» **PROBLEM STATEMENT**: Please print the lines between the one with "Write the TikZ code for this diagram." and the one with "minimum height=30pt] (det)", both ends included, exactly as written, with no pictures.

» **RECORDED DATA**:
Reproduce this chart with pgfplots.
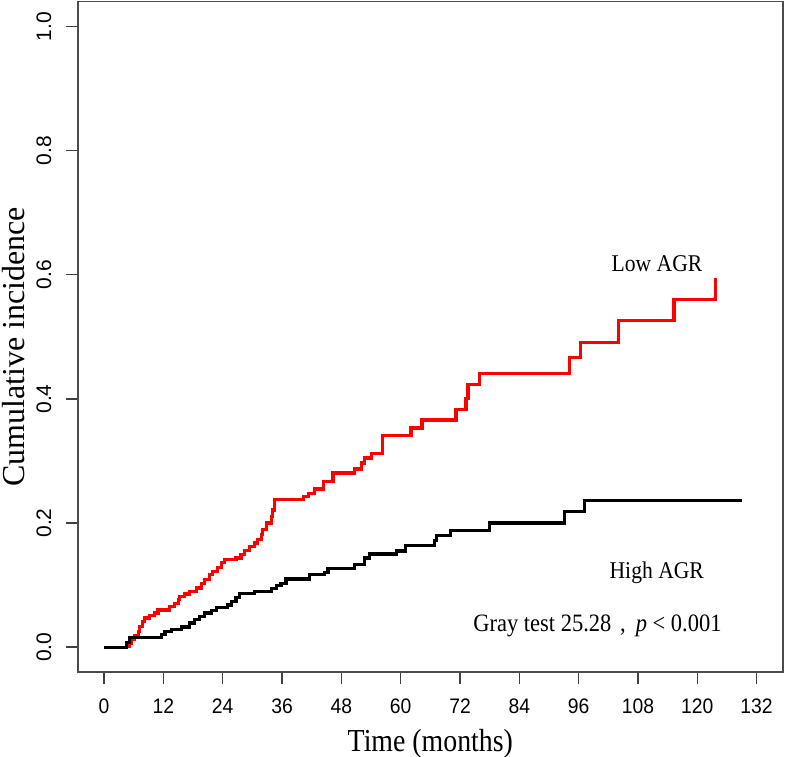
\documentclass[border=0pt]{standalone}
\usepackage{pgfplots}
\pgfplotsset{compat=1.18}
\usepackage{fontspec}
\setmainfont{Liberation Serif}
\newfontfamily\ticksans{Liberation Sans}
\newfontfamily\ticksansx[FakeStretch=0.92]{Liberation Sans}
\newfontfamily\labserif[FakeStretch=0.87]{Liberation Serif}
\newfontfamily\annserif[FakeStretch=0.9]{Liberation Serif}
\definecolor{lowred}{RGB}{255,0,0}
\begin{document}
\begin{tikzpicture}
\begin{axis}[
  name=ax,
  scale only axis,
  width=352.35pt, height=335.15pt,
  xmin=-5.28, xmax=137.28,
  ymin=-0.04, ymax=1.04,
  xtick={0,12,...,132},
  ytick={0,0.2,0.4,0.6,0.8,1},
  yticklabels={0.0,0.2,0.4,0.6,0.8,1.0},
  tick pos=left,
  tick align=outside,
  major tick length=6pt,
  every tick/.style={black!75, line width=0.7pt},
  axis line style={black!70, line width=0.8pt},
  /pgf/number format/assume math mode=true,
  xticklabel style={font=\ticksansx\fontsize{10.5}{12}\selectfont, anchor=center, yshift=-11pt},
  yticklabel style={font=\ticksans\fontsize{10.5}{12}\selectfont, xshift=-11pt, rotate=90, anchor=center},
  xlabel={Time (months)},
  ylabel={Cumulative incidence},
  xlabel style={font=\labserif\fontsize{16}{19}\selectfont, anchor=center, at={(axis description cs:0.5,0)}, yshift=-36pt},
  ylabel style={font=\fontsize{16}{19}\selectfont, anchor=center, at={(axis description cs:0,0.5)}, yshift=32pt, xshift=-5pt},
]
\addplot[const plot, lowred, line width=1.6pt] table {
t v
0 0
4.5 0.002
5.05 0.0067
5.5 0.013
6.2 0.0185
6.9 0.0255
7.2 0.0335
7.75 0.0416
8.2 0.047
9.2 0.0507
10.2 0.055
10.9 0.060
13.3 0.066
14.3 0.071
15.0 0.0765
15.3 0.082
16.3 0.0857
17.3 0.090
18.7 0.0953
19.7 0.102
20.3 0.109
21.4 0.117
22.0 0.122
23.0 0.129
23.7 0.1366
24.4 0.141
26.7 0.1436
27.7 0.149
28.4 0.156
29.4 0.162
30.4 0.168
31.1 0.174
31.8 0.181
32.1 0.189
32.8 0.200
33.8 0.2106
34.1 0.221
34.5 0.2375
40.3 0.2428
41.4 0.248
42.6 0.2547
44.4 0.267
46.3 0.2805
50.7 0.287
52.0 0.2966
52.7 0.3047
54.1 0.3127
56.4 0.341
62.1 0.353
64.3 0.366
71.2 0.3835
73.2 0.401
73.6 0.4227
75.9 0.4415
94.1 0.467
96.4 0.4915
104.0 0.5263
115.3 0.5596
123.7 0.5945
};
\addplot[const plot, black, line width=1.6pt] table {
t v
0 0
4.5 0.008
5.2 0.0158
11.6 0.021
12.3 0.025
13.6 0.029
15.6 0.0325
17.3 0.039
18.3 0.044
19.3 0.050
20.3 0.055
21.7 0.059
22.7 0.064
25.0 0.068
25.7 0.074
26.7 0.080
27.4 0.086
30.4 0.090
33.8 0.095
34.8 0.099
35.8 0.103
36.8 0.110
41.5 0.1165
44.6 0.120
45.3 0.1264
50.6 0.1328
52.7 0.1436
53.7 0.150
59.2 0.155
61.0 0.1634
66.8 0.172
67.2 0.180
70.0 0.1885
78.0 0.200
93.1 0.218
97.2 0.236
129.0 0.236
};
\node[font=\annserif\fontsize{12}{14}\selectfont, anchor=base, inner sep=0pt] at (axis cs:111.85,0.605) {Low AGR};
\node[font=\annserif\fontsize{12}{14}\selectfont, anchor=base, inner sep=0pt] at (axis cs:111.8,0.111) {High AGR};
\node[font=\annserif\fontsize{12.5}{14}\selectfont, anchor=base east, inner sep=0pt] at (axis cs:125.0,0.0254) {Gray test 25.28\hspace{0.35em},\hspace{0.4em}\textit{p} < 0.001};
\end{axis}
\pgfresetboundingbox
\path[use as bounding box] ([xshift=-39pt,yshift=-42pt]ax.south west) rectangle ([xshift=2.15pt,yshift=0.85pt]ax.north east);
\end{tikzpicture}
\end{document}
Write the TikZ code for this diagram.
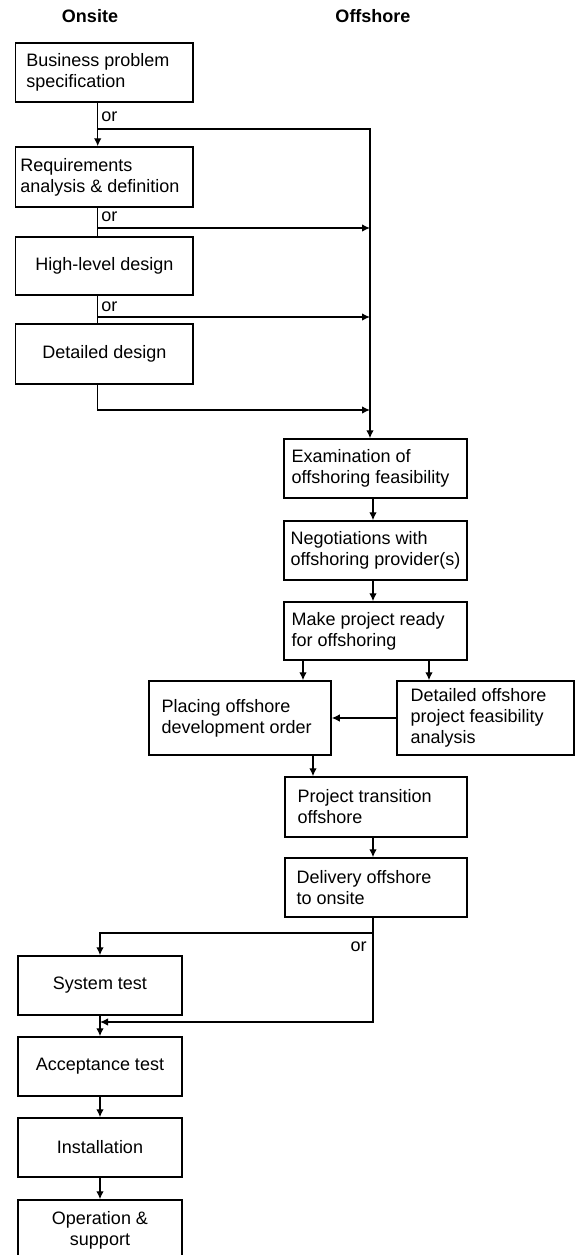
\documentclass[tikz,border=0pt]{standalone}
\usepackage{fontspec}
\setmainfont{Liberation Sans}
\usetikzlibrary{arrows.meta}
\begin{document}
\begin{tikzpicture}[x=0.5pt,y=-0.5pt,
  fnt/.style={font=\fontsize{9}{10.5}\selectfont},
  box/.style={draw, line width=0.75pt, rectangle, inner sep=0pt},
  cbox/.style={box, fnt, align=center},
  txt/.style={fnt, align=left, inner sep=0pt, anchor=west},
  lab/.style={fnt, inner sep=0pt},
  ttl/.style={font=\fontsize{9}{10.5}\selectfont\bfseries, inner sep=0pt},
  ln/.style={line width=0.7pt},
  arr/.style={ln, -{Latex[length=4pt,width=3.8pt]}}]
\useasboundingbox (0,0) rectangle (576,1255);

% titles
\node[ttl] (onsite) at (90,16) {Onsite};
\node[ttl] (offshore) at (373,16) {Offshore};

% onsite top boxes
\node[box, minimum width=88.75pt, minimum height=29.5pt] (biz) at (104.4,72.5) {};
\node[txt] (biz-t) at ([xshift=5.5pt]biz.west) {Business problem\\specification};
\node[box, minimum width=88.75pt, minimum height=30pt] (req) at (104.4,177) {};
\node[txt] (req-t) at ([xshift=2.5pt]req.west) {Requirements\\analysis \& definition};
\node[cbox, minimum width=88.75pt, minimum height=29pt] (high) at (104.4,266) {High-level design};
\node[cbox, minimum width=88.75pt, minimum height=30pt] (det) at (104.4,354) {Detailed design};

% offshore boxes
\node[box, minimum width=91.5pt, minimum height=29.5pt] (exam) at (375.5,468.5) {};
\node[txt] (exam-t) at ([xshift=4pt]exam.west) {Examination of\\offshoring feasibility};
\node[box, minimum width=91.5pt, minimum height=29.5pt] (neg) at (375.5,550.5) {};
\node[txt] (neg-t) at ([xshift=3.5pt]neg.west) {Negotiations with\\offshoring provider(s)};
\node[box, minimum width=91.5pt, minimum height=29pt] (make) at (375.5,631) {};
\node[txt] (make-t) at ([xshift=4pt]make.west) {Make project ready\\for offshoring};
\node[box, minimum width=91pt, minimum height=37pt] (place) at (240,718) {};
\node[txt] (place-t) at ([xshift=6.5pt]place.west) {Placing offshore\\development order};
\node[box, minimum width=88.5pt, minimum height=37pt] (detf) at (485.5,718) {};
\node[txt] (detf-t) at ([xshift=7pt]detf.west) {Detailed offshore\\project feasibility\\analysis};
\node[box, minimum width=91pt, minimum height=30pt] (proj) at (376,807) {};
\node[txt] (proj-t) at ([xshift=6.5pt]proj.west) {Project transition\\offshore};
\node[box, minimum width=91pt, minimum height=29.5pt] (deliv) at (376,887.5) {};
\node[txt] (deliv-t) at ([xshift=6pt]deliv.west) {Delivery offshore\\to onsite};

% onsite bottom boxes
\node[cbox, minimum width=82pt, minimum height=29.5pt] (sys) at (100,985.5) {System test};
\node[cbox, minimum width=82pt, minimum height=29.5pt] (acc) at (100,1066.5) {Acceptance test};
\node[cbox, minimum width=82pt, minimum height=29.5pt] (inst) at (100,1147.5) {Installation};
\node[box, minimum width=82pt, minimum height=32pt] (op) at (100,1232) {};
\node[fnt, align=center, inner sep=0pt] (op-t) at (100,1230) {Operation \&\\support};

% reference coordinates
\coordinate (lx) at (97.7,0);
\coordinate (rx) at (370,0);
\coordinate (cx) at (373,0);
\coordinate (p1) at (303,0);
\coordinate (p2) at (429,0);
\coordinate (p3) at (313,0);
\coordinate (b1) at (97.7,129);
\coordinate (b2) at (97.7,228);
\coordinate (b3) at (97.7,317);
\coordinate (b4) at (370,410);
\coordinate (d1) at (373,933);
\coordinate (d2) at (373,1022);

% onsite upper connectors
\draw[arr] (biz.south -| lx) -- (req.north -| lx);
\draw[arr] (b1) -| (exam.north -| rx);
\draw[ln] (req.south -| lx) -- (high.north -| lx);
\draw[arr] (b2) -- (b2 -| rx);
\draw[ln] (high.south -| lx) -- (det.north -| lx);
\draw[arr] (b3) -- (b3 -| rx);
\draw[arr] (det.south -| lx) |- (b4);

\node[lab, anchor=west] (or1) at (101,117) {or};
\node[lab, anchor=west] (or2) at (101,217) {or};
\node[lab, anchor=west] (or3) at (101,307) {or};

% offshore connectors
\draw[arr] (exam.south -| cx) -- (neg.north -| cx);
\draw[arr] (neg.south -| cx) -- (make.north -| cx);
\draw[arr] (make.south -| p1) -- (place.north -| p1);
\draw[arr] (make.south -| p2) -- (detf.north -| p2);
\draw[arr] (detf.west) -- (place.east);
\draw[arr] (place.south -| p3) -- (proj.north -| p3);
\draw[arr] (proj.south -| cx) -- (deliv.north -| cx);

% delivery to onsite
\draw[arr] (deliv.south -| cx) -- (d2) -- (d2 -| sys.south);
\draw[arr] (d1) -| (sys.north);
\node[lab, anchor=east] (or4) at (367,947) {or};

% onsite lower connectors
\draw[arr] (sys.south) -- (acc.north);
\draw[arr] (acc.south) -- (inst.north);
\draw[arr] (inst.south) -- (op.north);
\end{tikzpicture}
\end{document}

» **THE REPLY**:
Write the TikZ code for this diagram.
\documentclass[tikz,border=0pt]{standalone}
\usepackage{fontspec}
\setmainfont{Liberation Sans}
\usetikzlibrary{arrows.meta}
\begin{document}
\begin{tikzpicture}[x=0.5pt,y=-0.5pt,
  fnt/.style={font=\fontsize{9}{10.5}\selectfont},
  box/.style={draw, line width=0.75pt, rectangle, inner sep=0pt},
  cbox/.style={box, fnt, align=center},
  txt/.style={fnt, align=left, inner sep=0pt, anchor=west},
  lab/.style={fnt, inner sep=0pt},
  ttl/.style={font=\fontsize{9}{10.5}\selectfont\bfseries, inner sep=0pt},
  ln/.style={line width=0.7pt},
  arr/.style={ln, -{Latex[length=4pt,width=3.8pt]}}]
\useasboundingbox (0,0) rectangle (576,1255);

% titles
\node[ttl] (onsite) at (90,16) {Onsite};
\node[ttl] (offshore) at (373,16) {Offshore};

% onsite top boxes
\node[box, minimum width=88.75pt, minimum height=29.5pt] (biz) at (104.4,72.5) {};
\node[txt] (biz-t) at ([xshift=5.5pt]biz.west) {Business problem\\specification};
\node[box, minimum width=88.75pt, minimum height=30pt] (req) at (104.4,177) {};
\node[txt] (req-t) at ([xshift=2.5pt]req.west) {Requirements\\analysis \& definition};
\node[cbox, minimum width=88.75pt, minimum height=29pt] (high) at (104.4,266) {High-level design};
\node[cbox, minimum width=88.75pt, minimum height=30pt] (det) at (104.4,354) {Detailed design};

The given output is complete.